Abu Hanifah menyebut nama ilmu ini dengan
fiqh al-akbar. Menurut persepsinya, hukum islam yang dikenal dengan istilah
fiqh terbagi atas dua bagian. Pertama, fiqh al-akbar, membahas keyakinan
atau pokok-pokok agama atau ilmu tauhid. Kedua, fiqh al-ashghar, membahas
hal-hal yang berkaitan dengan masalah muamalah, bukan pokok-pokok agama, tetapi hanya cabang saja. Al-Farabi mendefinisikan
Ilmu Kalam sebagai disiplin ilmu yang membahas Dzat dan Sifat Allah beserta
eksistensi semua yang mungkin, mulai yang berkenaan dengan masalah setelah
kematian yang berlandaskan doktrin Islam. Penekanan akhirnya adalah
menghasilkan ilmu ketuhanan secara filosofis.
Adapun Ibnu Khaldun
mendefinisikan Ilmu Kalam adalah disiplin ilmu yang mengandung berbagai
argumentasi tentang akidah imani yang diperkuat dalil-dalil rasional.
Sedangkan Musthafa Abdul
Raziq berpendapat bahwa ilmu ini ( ilmu kalam) bersandar kepada
argumentasi-argumentsi rasional yang berkaitan dengan aqidah imaniah, atau
sebuah kajian tentang aqidah Islamiyah yang bersandar kepada nalar.
Menurut Ahmad Hanafi, di
dalam nash-nash kuno tidak terdapat perkataan al-Kalam yang
menunjukkan suatu ilmu yang berdiri sendiri sebagaimana yang diartikan
sekarang. Arti semula dari istilah al-Kalam adalah kata-kata
yang tersusun yang menunjukkan suatu maksud kemudian dipakai untuk menunjukkan
salah satu sifat Tuhan, yaitu sifat berbicara. Sebagai contoh, kata-kata kalamullah banyak
terdapat dalam al-Qur’an, diantaranya pada Surah al-Baqarah ayat 75, 253, dan
Surah an-Nisa’ ayat 164.
Penggunaan al-Kalam sebagai
suatu ilmu yang berdiri sendiri sebagaimana kita kenal saat ini pertama kali
digunakan pada masa kekhalifahan Bani Abbasiyah, tepatnya pada masa khalifah
Al-Ma’mun.Sebelumnya, pembahasan tentang kepercayaan-kepercayaan dalam islam
disebut al-fiqh fi ad-din, sebagai imbangan terhadap al-fiqh
fi al-ilm yang diartikan ilmu hukum ( ilmu qanun ). Biasannya
mereka menyebutkan al-fiqhi fiddiniafdhalu minal fiqhi fil ‘ilmi, ilmu
aqidah lebih baik dari ilmu hukum.
Adapun yang
melatarbelakangi mengapa ilmu ini dinamakan Ilmu Kalam adalah :
1.
Permasalahan
terpenting yang menjadi tema perbincangan pada masa permulaan Islam adalah
masalah firman Allah ( Kalam Allah ), yaitu al-Qur’an.

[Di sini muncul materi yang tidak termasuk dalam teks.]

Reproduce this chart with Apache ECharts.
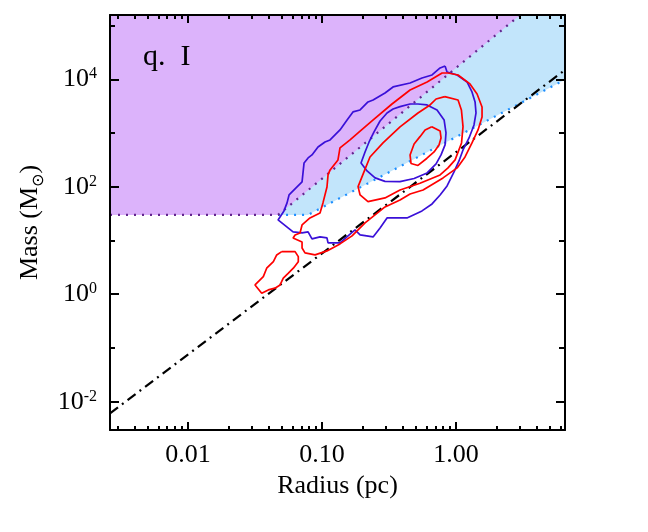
<!DOCTYPE html>
<html>
<head>
<meta charset="utf-8">
<script src="https://cdn.jsdelivr.net/npm/echarts@6/dist/echarts.min.js"></script>
<style>
  html, body { margin: 0; padding: 0; background: #fff; }
  #chart { width: 648px; height: 532px; }
</style>
</head>
<body>
<div id="chart"></div>
<script>
// axis ranges, in log10 units (radius in pc, mass in Msun)
const xLogRange = [-2.582, 0.813];
const yLogRange = [-2.527, 5.196];

// ticks (real values)
const xMajorTicks = [0.01, 0.1, 1];
const xTickLabels = ['0.01', '0.10', '1.00'];
const xMinorTicks = [0.003, 0.004, 0.005, 0.006, 0.007, 0.008, 0.009,
                     0.02, 0.03, 0.04, 0.05, 0.06, 0.07, 0.08, 0.09,
                     0.2, 0.3, 0.4, 0.5, 0.6, 0.7, 0.8, 0.9,
                     2, 3, 4, 5, 6];
const yMajorExp = [-2, 0, 2, 4];
const yMinorExp = [-1, 1, 3, 5];

// shaded regions, [log10 R, log10 M]
const purpleEdge = [[-2.582, 1.475], [-1.328, 1.475], [0.478, 5.196]];
const blueEdge = [[-1.328, 1.475], [-1.106, 1.475], [0.813, 3.993]];
// dash-dot relation
const dashDotLine = [[-2.582, -2.216], [0.813, 4.173]];

// contours, [log10 R, log10 M]
const blueOuter = [[-0.082,4.247],[-0.067,4.136],[0.008,4.080],[0.082,3.950],[0.119,3.764],[0.142,3.578],[0.149,3.373],[0.134,3.150],[0.097,2.908],[0.052,2.685],[0.022,2.480],[-0.015,2.275],[-0.067,2.015],[-0.119,1.847],[-0.179,1.680],[-0.254,1.550],[-0.366,1.419],[-0.515,1.419],[-0.567,1.233],[-0.619,1.066],[-0.716,1.103],[-0.754,1.196],[-0.866,0.954],[-0.955,0.954],[-0.963,1.047],[-1.015,1.066],[-1.075,1.029],[-1.104,1.159],[-1.149,1.140],[-1.216,1.159],[-1.328,1.382],[-1.284,1.550],[-1.261,1.699],[-1.246,1.847],[-1.194,1.978],[-1.149,2.089],[-1.134,2.443],[-1.104,2.536],[-1.075,2.592],[-1.030,2.740],[-0.978,2.833],[-0.940,2.871],[-0.866,3.057],[-0.813,3.243],[-0.769,3.392],[-0.716,3.429],[-0.657,3.578],[-0.619,3.615],[-0.530,3.745],[-0.470,3.857],[-0.343,3.931],[-0.254,4.024],[-0.179,4.080],[-0.119,4.210],[-0.082,4.247]];
const blueMiddle = [[-0.418,3.490],[-0.343,3.540],[-0.284,3.540],[-0.216,3.522],[-0.142,3.429],[-0.089,3.243],[-0.075,3.001],[-0.082,2.778],[-0.112,2.592],[-0.149,2.424],[-0.216,2.257],[-0.313,2.154],[-0.418,2.095],[-0.530,2.099],[-0.604,2.164],[-0.664,2.294],[-0.709,2.443],[-0.679,2.647],[-0.649,2.833],[-0.612,3.020],[-0.567,3.224],[-0.515,3.373],[-0.470,3.447],[-0.418,3.490]];
const redOuter = [[-0.060,4.117],[0.015,4.080],[0.104,3.913],[0.157,3.727],[0.194,3.485],[0.194,3.299],[0.164,3.057],[0.119,2.815],[0.067,2.554],[0.008,2.350],[-0.097,2.164],[-0.246,1.940],[-0.343,1.866],[-0.418,1.754],[-0.530,1.624],[-0.679,1.326],[-0.776,1.085],[-0.866,0.936],[-0.963,0.806],[-1.052,0.731],[-1.127,0.768],[-1.149,0.861],[-1.149,0.973],[-1.216,1.047],[-1.201,1.103],[-1.164,1.140],[-1.149,1.289],[-1.090,1.419],[-1.015,1.513],[-0.993,1.699],[-0.963,1.996],[-0.955,2.220],[-0.940,2.313],[-0.881,2.499],[-0.866,2.722],[-0.791,2.871],[-0.731,3.001],[-0.627,3.224],[-0.478,3.540],[-0.343,3.801],[-0.216,3.950],[-0.104,4.117],[-0.060,4.117]];
const redMiddle = [[-0.084,3.676],[0.015,3.615],[0.040,3.429],[0.052,3.118],[0.041,2.815],[-0.007,2.499],[-0.060,2.350],[-0.119,2.220],[-0.269,2.065],[-0.418,1.940],[-0.530,1.792],[-0.657,1.723],[-0.716,1.847],[-0.731,2.002],[-0.681,2.313],[-0.642,2.554],[-0.545,2.815],[-0.418,3.113],[-0.284,3.373],[-0.194,3.522],[-0.149,3.633],[-0.084,3.676]];
const redInner = [[-0.181,3.118],[-0.119,3.038],[-0.112,2.908],[-0.127,2.778],[-0.164,2.647],[-0.219,2.526],[-0.284,2.396],[-0.336,2.433],[-0.343,2.592],[-0.313,2.796],[-0.269,2.932],[-0.231,3.057],[-0.181,3.118]];
const redIsland = [[-1.301,0.793],[-1.201,0.793],[-1.177,0.699],[-1.177,0.606],[-1.214,0.484],[-1.251,0.391],[-1.289,0.298],[-1.313,0.173],[-1.351,0.112],[-1.401,0.080],[-1.450,0.019],[-1.500,0.173],[-1.438,0.327],[-1.413,0.484],[-1.363,0.606],[-1.338,0.731],[-1.301,0.793]];

const FONT = '"Liberation Serif", "DejaVu Serif", serif';
const BLUE = '#3a10d8';
const RED = '#ff0000';

let chart = echarts.init(document.getElementById('chart'));

function xAxisDef(pos, ticks, len, withLabels, withLine) {
    return {
        type: 'value', position: pos, min: xLogRange[0], max: xLogRange[1], z: 20,
        axisLine: { show: withLine, onZero: false, lineStyle: { color: '#000', width: 2 } },
        axisTick: { show: true, inside: true, length: len, lineStyle: { color: '#000', width: 2 },
                    customValues: ticks.map(v => Math.log10(v)) },
        axisLabel: withLabels ? {
            show: true, margin: 12, color: '#000', fontFamily: FONT, fontSize: 26,
            customValues: xMajorTicks.map(v => Math.log10(v)),
            formatter: (v) => {
                let i = xMajorTicks.findIndex(t => Math.abs(Math.log10(t) - v) < 1e-6);
                return i >= 0 ? xTickLabels[i] : '';
            }
        } : { show: false },
        splitLine: { show: false }
    };
}

function yAxisDef(pos, exps, len, withLabels, withLine) {
    return {
        type: 'value', position: pos, min: yLogRange[0], max: yLogRange[1], z: 20,
        axisLine: { show: withLine, onZero: false, lineStyle: { color: '#000', width: 2 } },
        axisTick: { show: true, inside: true, length: len, lineStyle: { color: '#000', width: 2 },
                    customValues: exps },
        axisLabel: withLabels ? {
            show: true, margin: 13, color: '#000', fontFamily: FONT,
            customValues: yMajorExp,
            formatter: (v) => '{b|10}{s|' + Math.round(v) + '}',
            rich: {
                b: { fontFamily: FONT, fontSize: 26, color: '#000', lineHeight: 26, verticalAlign: 'bottom' },
                s: { fontFamily: FONT, fontSize: 16, color: '#000', lineHeight: 16, verticalAlign: 'top' }
            }
        } : { show: false },
        splitLine: { show: false }
    };
}

function contour(data, color) {
    return {
        type: 'line', data: data, symbol: 'none', smooth: false, z: 5,
        lineStyle: { color: color, width: 1.7 }
    };
}

let xs = [
    xAxisDef('bottom', xMajorTicks, 8, true, true),
    xAxisDef('bottom', xMinorTicks, 4, false, false),
    xAxisDef('top', xMajorTicks, 8, false, true),
    xAxisDef('top', xMinorTicks, 4, false, false)
];
xs[0].name = 'Radius (pc)';
xs[0].nameLocation = 'middle';
xs[0].nameGap = 42;
xs[0].nameTextStyle = { fontFamily: FONT, fontSize: 26, color: '#000' };

let ys = [
    yAxisDef('left', yMajorExp, 9, true, true),
    yAxisDef('left', yMinorExp, 5, false, false),
    yAxisDef('right', yMajorExp, 9, false, true),
    yAxisDef('right', yMinorExp, 6, false, false)
];
ys[0].name = '{m|Mass (M}{o|⊙}{m|)}';
ys[0].nameLocation = 'middle';
ys[0].nameGap = 62;
ys[0].nameTextStyle = {
    rich: {
        m: { fontFamily: FONT, fontSize: 26, color: '#000', lineHeight: 30, verticalAlign: 'top' },
        o: { fontFamily: '"DejaVu Sans"', fontSize: 16, color: '#000', lineHeight: 30, verticalAlign: 'bottom' }
    }
};

let option = {
    animation: false,
    backgroundColor: '#fff',
    grid: { left: 110, top: 15, right: 83, bottom: 102, containLabel: false },
    xAxis: xs,
    yAxis: ys,
    graphic: [{
        type: 'text', left: 143, top: 42, z: 10,
        style: { text: 'q.\u2002I', fontFamily: FONT, fontSize: 30, fill: '#000' }
    }],
    series: [
        {
            type: 'line', data: blueEdge, symbol: 'none', z: 1,
            lineStyle: { color: '#1e8fff', width: 2.2, type: [2, 6] },
            areaStyle: { origin: 'end', color: '#c2e5fb', opacity: 1 }
        },
        {
            type: 'line', data: purpleEdge, symbol: 'none', z: 2,
            lineStyle: { color: '#63258f', width: 2.2, type: [2, 6] },
            areaStyle: { origin: 'end', color: '#dcb3fb', opacity: 1 }
        },
        {
            type: 'line', data: dashDotLine, symbol: 'none', z: 4,
            lineStyle: { color: '#000', width: 2.2, type: [10, 5, 2, 5] }
        },
        contour(blueOuter, BLUE),
        contour(blueMiddle, BLUE),
        contour(redOuter, RED),
        contour(redMiddle, RED),
        contour(redInner, RED),
        contour(redIsland, RED)
    ]
};

chart.setOption(option);
</script>
</body>
</html>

Apakah Kalamullahtersebut qadim atau hadits ( baru )? Walaupun
permasalahan ini hanya merupakan salah satu bagian dari pembahasan ilmu
ketuhanan dalam Islam, namun karena ia menjadi bagian terpenting maka ilmu ini
dinamai Ilmu Kalam.
2.
Dalam
membahas masalah-masalah ketuhanan, para mutakallim ( ahli
Ilmu Kalam ) menggunakan dalil-dalil aqliyah dan dampaknya
tercermin pada keahlian meraka dalam berargumentasi dengan mengolah kata-kata.

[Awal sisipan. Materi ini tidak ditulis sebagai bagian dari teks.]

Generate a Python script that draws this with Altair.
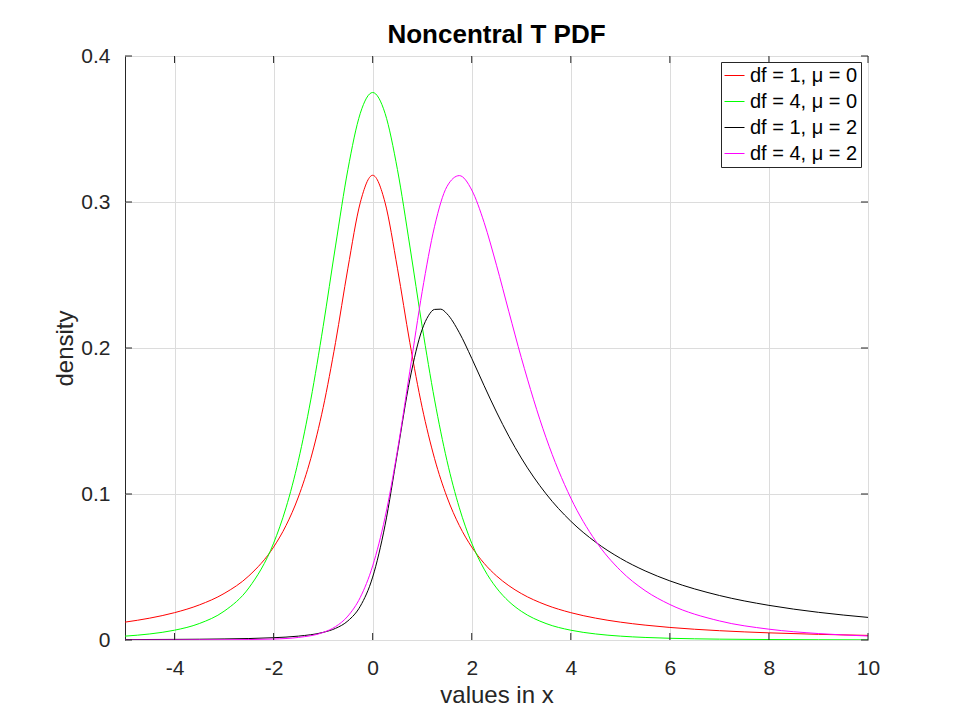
import altair as alt
import pandas as pd

# ---------------- data ----------------
TITLE = ["Noncentral T PDF"]
SERIES = ["df = 1, μ = 0", "df = 4, μ = 0", "df = 1, μ = 2", "df = 4, μ = 2"]
COLORS = ["#ff0000", "#00ff00", "#000000", "#ff00ff"]

X_CENTRAL = [-5, -4.5, -4, -3.5, -3, -2.5, -2, -1.75, -1.5, -1.25, -1, -0.75, -0.5, -0.25,
             0, 0.25, 0.5, 0.75, 1, 1.25, 1.5, 1.75, 2, 2.25, 2.5, 2.75, 3, 3.5, 4, 4.5,
             5, 5.5, 6, 7, 8, 9, 10]
Y_DF1_MU0 = [0.01224, 0.01498, 0.01872, 0.02402, 0.03183, 0.04390, 0.06366, 0.07835, 0.09794,
             0.12422, 0.15915, 0.20372, 0.25465, 0.29959, 0.31831, 0.29959, 0.25465, 0.20372,
             0.15915, 0.12422, 0.09794, 0.07835, 0.06366, 0.05251, 0.04390, 0.03718, 0.03183,
             0.02402, 0.01872, 0.01498, 0.01224, 0.01019, 0.00860, 0.00637, 0.00490, 0.00388,
             0.00315]
Y_DF4_MU0 = [0.002649, 0.004145, 0.006708, 0.011275, 0.019692, 0.035666, 0.066291, 0.090525,
             0.12288, 0.16444, 0.21466, 0.26988, 0.32226, 0.36074, 0.375, 0.36074, 0.32226,
             0.26988, 0.21466, 0.16444, 0.12288, 0.090525, 0.066291, 0.04854, 0.035666,
             0.026389, 0.019692, 0.011275, 0.006708, 0.004145, 0.002649, 0.001748, 0.001186,
             0.000587, 0.000315, 0.00018, 0.000109]

X_DF1_MU2 = [-5, -4, -3, -2, -1.5, -1, -0.75, -0.5, -0.25, 0, 0.25, 0.5, 0.75, 1, 1.125, 1.25,
             1.375, 1.5, 1.75, 2, 2.25, 2.5, 2.75, 3, 3.5, 4, 4.5, 5, 5.5, 6, 7, 8, 9, 10]
Y_DF1_MU2 = [0.00027, 0.00042, 0.00072, 0.00157, 0.00265, 0.00522, 0.00797, 0.01308, 0.02314,
             0.04308, 0.07860, 0.12834, 0.17834, 0.21277, 0.22207, 0.22643, 0.22660, 0.22344,
             0.21046, 0.19292, 0.17420, 0.15613, 0.13952, 0.12467, 0.10012, 0.08137, 0.06705,
             0.05600, 0.04735, 0.04049, 0.03049, 0.02373, 0.01896, 0.01548]

X_DF4_MU2 = [-5, -4, -3, -2, -1.5, -1, -0.75, -0.5, -0.25, 0, 0.25, 0.5, 0.75, 1, 1.25, 1.5,
             1.75, 2, 2.25, 2.5, 2.75, 3, 3.5, 4, 4.5, 5, 5.5, 6, 7, 8, 9, 10]
Y_DF4_MU2 = [0.000014, 0.000039, 0.000137, 0.000674, 0.001762, 0.005165, 0.009151, 0.016394,
             0.029204, 0.050750, 0.083995, 0.129717, 0.184088, 0.238700, 0.283361, 0.310593,
             0.318078, 0.308228, 0.285977, 0.256697, 0.224822, 0.193455, 0.138584, 0.097210,
             0.067905, 0.047683, 0.033829, 0.024305, 0.013071, 0.007415, 0.004415, 0.002744]

X_TICKS = [-4, -2, 0, 2, 4, 6, 8, 10]
Y_TICKS = [0, 0.1, 0.2, 0.3, 0.4]

# ---------------- build table ----------------
rows = []
for name, xs, ys in [(SERIES[0], X_CENTRAL, Y_DF1_MU0),
                     (SERIES[1], X_CENTRAL, Y_DF4_MU0),
                     (SERIES[2], X_DF1_MU2, Y_DF1_MU2),
                     (SERIES[3], X_DF4_MU2, Y_DF4_MU2)]:
    for xv, yv in zip(xs, ys):
        rows.append({"series": name, "x": xv, "y": yv})
df = pd.DataFrame(rows)

W, H = 743, 584
FONT = "Liberation Sans"
AX = "#262626"

xscale = alt.Scale(domain=[-5, 10], nice=False, zero=False)
yscale = alt.Scale(domain=[0, 0.4], nice=False, zero=False)

lines = alt.Chart(df).mark_line(strokeWidth=1, interpolate="monotone", clip=True).encode(
    x=alt.X("x:Q", scale=xscale,
            axis=alt.Axis(values=X_TICKS, title="values in x", grid=True, gridColor="#dcdcdc",
                          ticks=False, domain=False, labelFontSize=21, labelColor=AX,
                          labelPadding=17, labelExpr="'' + datum.value", labelFlush=False,
                          titleFontSize=24, titleFontWeight="normal", titleColor=AX,
                          titleX=W / 2, titleY=62, titleBaseline="alphabetic",
                          titleAlign="center")),
    y=alt.Y("y:Q", scale=yscale,
            axis=alt.Axis(values=Y_TICKS, title="density", grid=True, gridColor="#dcdcdc",
                          ticks=False, domain=False, labelFontSize=21, labelColor=AX,
                          labelPadding=15, labelExpr="'' + datum.value", labelFlush=False,
                          titleFontSize=24, titleFontWeight="normal", titleColor=AX,
                          titleX=-53, titleY=H / 2, titleAngle=270,
                          titleBaseline="alphabetic", titleAlign="center")),
    color=alt.Color("series:N", sort=SERIES,
                    scale=alt.Scale(domain=SERIES, range=COLORS),
                    legend=alt.Legend(title=None, orient="none", legendX=596, legendY=6,
                                      fillColor="white", strokeColor=AX, padding=3,
                                      symbolType="stroke", symbolSize=400,
                                      symbolStrokeWidth=1, labelFontSize=20,
                                      labelColor="#000000", labelOffset=5, rowPadding=5,
                                      labelFont=FONT)),
)

tx = pd.DataFrame({"x": X_TICKS})
ty = pd.DataFrame({"y": Y_TICKS})
tick_bottom = alt.Chart(tx).mark_rule(color=AX, strokeWidth=1).encode(
    x=alt.X("x:Q", scale=xscale), y=alt.value(H), y2=alt.value(H - 7))
tick_top = alt.Chart(tx).mark_rule(color=AX, strokeWidth=1).encode(
    x=alt.X("x:Q", scale=xscale), y=alt.value(0), y2=alt.value(7))
tick_left = alt.Chart(ty).mark_rule(color=AX, strokeWidth=1).encode(
    y=alt.Y("y:Q", scale=yscale), x=alt.value(0), x2=alt.value(7))
tick_right = alt.Chart(ty).mark_rule(color=AX, strokeWidth=1).encode(
    y=alt.Y("y:Q", scale=yscale), x=alt.value(W), x2=alt.value(W - 7))

title = alt.Chart(pd.DataFrame({"t": TITLE})).mark_text(
    font=FONT, fontSize=26, fontWeight="bold", color="#000000",
    align="center", baseline="alphabetic"
).encode(text="t:N", x=alt.value(W / 2), y=alt.value(-13))

chart = alt.layer(lines, tick_bottom, tick_top, tick_left, tick_right, title).properties(
    width=W, height=H,
    autosize=alt.AutoSizeParams(type="none"),
    padding={"left": 117, "top": 48, "right": 70, "bottom": 70},
).configure_view(stroke=AX, strokeWidth=1).configure_axis(
    labelFont=FONT, titleFont=FONT
).configure_legend(labelFont=FONT)

chart.save("out.html", embed_options={"renderer": "svg", "actions": False})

Dengan demikian, mutakallim diartikan juga dengan ahli debat yang pintar
memakai kata-kata.
3.
Secara
harfiah, kata kalam berarti “pembicaraan”. Tetapi secara istilah, kalam
tidaklah dimaksudkan “pembicaraan” dalam pengertian sehari-hari, melainkan
dalam pengertian pembicaraan yang bernalar dengan menggunakan logika. Maka ciri
utama Ilmu Kalasm ialah rasionalitas atau logika.
B.
Dasar-dasar Ilmu Kalam
Dasar-dasar ilmu kalam dapat diklasifikasikan
menjadi dua, yaitu dalil naqli ( al-Qur’an dan Hadits ) dan dalil aqli ( akal
pemikiran manusia ). Al-Qur’an dan Hadits merupakan sumber utama yang
menerangkan tentang wujud Allah, sifat-sifat-Nya, perbuatan-perbuatan-Nya dan
permasalahan aqidah Islamiyah uang lainnya. Para mutakallim tidak
pernah lepas dari-dari nash-nash al-Qur’an dan Hadits ketika berbicara masalah
ketuhanan. Masing-masing kelompok dalam ilmu kalam mencoba memahami dan
menafsirkan al-Qur’an dan Hadits lalu kemudian menjadikannya sebagai penguat
argumentasi mereka.
Berikut ini adalah
sumber-sumber ilmu kalam:
1.
Al-Qur’an
Sebagai sumber ilmu kalam, Al-Qur’an
banyak menyinggung hal yang berkaitan dengan masalah ketuhanan,di antarannya
adalah :
a) Q.S. Al-Ikhlas :
1-4. Ayat ini menunjukkan bahwa Allah Maha Esa.
b) Q.S. Asy-Syara :
7. Ayat ini menunjukkan bahwa Tuhan tidak menyerupai apapun di dunia ini. Ia
Maha Mendengar dan Maha Mengetahui.
c) Q.S. Al-Furqan :
59. Ayat ini menunjukkan bahwa Tuhan Yang Maha Penyayang bertahta di atas “Arsy”.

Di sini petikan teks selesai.